Nowadays, it is not uncommon to hear someone refer to "sandbox," "hex crawl," or "point crawl" to refer to methods of player agency in determining where, when, and how a party adventures, but this jargon was unknown in my gaming circles in the 1980s. We didn't have terms or a precise methodology for the choices player characters were offered, but sometimes we were forced to create terms just to save the time it took to explain it. That is why I coined the term unmodule. It was inspired by that scene from Lewis Carroll's Through the Looking-Glass wherein the Mad Hatter explains to Alice the concept of the unbirthday.

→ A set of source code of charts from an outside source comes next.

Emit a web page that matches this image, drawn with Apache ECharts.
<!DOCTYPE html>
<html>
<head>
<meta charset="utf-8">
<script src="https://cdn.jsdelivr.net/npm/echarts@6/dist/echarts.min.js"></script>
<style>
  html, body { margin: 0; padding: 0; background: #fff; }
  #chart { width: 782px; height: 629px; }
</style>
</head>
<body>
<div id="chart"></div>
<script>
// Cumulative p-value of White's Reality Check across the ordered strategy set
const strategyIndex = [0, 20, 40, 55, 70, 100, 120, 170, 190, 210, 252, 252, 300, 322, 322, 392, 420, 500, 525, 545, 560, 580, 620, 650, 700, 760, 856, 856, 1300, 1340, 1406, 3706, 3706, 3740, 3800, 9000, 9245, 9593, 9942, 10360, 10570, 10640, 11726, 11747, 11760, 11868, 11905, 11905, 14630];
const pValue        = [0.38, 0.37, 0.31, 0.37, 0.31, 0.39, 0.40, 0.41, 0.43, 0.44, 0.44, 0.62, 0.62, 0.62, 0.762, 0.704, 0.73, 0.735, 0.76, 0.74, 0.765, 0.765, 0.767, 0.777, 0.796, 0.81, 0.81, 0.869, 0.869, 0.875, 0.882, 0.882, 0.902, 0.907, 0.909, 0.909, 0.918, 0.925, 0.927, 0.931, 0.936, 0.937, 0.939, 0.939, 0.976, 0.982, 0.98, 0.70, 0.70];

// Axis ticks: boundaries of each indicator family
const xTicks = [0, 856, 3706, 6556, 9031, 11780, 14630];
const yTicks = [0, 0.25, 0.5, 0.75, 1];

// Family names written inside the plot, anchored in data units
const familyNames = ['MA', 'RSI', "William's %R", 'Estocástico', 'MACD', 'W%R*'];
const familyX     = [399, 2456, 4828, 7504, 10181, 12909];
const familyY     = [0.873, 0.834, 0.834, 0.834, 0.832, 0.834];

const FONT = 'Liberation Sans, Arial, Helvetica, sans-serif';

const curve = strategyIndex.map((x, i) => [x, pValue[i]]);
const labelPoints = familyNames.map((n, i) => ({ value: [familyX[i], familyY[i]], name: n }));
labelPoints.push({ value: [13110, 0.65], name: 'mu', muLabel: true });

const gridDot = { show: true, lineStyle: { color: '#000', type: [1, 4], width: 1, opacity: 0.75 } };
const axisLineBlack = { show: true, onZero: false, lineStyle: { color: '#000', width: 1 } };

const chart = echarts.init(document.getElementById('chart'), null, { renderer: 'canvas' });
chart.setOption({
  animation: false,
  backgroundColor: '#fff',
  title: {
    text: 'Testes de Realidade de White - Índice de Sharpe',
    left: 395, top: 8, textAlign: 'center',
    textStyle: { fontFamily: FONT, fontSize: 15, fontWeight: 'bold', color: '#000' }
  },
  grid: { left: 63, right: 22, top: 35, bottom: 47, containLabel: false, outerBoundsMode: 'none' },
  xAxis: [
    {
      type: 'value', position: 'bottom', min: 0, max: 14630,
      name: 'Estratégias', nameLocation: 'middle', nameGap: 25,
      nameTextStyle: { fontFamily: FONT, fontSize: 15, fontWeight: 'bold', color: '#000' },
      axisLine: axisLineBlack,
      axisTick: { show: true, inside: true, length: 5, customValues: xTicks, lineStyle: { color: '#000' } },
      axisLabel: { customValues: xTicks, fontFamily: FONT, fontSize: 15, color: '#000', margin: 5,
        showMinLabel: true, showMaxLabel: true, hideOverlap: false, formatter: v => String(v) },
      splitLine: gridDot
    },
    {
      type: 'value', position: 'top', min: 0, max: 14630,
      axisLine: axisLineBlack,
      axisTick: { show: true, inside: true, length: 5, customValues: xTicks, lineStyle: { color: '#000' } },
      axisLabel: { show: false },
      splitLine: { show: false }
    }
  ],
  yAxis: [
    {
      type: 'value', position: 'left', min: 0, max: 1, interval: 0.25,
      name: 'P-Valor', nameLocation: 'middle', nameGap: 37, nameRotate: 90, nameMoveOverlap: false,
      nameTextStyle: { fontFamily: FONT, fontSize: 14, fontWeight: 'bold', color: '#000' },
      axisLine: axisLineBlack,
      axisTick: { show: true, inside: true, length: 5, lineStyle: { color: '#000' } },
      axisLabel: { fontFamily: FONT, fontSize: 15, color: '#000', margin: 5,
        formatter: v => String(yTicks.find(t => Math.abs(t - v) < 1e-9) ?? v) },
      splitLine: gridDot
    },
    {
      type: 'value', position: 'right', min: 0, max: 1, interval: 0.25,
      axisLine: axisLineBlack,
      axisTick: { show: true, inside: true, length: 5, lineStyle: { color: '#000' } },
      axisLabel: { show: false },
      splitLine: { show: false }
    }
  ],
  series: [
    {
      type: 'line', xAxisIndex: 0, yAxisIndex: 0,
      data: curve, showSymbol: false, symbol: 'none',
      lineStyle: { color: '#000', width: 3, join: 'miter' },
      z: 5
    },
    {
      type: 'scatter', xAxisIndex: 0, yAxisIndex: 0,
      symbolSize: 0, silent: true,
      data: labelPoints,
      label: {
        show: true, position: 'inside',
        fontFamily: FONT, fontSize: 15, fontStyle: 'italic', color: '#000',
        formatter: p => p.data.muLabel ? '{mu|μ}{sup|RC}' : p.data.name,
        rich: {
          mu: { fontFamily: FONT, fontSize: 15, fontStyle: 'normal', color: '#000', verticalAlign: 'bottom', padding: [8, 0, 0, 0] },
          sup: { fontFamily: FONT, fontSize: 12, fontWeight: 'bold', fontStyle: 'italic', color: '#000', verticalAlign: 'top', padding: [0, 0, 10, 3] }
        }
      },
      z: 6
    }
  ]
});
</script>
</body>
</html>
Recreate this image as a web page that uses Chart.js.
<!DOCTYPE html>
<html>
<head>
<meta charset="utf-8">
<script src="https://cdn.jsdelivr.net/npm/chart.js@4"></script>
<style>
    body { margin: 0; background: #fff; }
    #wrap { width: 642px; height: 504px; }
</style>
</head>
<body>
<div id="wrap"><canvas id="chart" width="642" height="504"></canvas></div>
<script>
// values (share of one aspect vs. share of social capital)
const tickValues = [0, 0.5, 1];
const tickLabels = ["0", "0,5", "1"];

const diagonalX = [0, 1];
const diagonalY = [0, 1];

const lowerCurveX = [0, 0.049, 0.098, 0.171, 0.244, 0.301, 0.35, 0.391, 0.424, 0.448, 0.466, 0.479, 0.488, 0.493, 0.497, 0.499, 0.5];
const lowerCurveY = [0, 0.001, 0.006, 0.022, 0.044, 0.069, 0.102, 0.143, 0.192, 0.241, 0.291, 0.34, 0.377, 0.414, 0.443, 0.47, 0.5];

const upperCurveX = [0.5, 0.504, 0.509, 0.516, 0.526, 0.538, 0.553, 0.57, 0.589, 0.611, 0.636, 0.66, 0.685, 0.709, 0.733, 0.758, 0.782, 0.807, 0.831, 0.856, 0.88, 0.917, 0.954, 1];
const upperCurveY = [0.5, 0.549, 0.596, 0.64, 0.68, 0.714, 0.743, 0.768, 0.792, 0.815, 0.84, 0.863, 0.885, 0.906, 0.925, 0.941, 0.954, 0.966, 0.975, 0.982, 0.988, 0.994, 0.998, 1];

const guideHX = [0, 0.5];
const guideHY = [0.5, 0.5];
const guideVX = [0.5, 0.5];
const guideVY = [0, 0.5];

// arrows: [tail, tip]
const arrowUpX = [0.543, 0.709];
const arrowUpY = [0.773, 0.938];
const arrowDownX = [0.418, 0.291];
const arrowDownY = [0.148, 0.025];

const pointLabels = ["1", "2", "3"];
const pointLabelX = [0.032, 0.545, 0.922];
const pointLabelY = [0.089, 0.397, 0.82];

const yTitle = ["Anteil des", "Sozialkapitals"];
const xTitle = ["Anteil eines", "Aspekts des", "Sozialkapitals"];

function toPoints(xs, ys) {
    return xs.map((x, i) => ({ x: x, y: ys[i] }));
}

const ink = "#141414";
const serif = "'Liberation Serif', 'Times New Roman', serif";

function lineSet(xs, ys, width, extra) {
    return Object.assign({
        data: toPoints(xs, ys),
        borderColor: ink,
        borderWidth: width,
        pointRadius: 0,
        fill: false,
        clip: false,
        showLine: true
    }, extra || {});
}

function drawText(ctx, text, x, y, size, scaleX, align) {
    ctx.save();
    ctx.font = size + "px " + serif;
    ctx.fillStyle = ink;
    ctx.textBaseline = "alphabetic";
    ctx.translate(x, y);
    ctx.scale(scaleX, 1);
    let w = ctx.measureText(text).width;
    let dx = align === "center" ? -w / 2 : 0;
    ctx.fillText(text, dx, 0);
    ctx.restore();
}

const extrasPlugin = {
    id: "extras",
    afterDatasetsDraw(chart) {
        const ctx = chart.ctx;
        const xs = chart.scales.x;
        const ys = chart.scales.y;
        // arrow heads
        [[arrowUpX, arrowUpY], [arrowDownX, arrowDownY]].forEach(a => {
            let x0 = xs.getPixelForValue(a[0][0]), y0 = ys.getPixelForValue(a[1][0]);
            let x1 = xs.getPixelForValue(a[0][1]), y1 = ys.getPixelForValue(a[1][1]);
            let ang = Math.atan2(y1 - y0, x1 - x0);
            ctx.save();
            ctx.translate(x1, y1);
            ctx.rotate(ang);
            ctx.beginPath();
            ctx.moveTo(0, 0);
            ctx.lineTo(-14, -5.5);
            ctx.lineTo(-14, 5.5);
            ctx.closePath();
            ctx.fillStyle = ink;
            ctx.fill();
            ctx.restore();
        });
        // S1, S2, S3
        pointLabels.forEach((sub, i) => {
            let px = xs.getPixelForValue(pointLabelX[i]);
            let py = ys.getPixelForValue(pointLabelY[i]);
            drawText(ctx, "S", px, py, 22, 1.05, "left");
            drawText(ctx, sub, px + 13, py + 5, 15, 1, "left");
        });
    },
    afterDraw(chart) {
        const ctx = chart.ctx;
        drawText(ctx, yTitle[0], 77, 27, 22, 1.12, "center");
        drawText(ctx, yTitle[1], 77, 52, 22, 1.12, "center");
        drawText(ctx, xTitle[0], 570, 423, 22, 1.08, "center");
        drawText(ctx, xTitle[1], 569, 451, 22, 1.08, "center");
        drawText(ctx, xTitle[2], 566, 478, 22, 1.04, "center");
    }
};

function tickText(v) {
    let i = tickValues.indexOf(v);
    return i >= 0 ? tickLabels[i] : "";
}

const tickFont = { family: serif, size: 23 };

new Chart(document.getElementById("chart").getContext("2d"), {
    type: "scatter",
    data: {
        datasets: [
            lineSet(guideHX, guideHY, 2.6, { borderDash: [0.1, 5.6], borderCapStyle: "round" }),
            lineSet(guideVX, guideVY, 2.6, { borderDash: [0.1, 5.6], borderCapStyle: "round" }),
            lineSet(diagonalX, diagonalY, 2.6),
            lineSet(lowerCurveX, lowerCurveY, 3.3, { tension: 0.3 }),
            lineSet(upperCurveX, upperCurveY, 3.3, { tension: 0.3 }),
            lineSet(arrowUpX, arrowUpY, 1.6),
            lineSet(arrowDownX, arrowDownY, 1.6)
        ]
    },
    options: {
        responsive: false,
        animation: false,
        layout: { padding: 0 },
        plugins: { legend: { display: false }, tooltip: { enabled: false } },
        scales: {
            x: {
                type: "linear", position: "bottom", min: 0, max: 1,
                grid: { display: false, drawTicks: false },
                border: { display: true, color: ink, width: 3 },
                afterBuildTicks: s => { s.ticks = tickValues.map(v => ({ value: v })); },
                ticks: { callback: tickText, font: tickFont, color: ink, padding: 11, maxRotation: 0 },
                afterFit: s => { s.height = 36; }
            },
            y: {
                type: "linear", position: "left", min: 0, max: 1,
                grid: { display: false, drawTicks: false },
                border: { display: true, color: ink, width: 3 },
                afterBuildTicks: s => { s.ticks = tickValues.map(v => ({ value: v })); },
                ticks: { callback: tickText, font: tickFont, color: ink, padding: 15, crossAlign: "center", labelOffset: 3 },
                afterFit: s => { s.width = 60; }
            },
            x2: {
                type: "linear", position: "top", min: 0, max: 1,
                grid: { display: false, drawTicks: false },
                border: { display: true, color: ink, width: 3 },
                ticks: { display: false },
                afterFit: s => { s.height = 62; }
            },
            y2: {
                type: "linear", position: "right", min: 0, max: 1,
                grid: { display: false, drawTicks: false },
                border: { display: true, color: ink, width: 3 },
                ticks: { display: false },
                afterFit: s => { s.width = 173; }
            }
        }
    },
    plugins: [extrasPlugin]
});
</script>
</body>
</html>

If an unbirthday occurs on all the days of the year that is not your birthday, an unmodule is played whenever the players gather to play without a module. (For those who are unaware, a "module" is what TSR called their published adventures, and what many gamers called their own written adventures.) Typically, if my players finished a module that did not lead immediately into another (and especially if I needed more time to read or write the next one), I would declare the next session an unmodule and the player characters could pursue their own goals, which sometimes meant getting themselves into trouble. They could shop for equipment, meet with friends or professional contacts, plot acts of revenge, make a pilgrimage, consult an expert, get something repaired or specially made, go carousing, pick some pockets, enter competitions, pursue training, embark on a hunting expedition, do some herb gathering, or even go on a side quest. Nearly anything was a possibility, and I was obligated to wing it to the best of my ability. Unmodules were fun, and it ensured that player characters had a part in steering their own destiny.
- unmodule
- Any role-playing activity occurring outside the bounds of a module and primarily driven by the player characters' whims.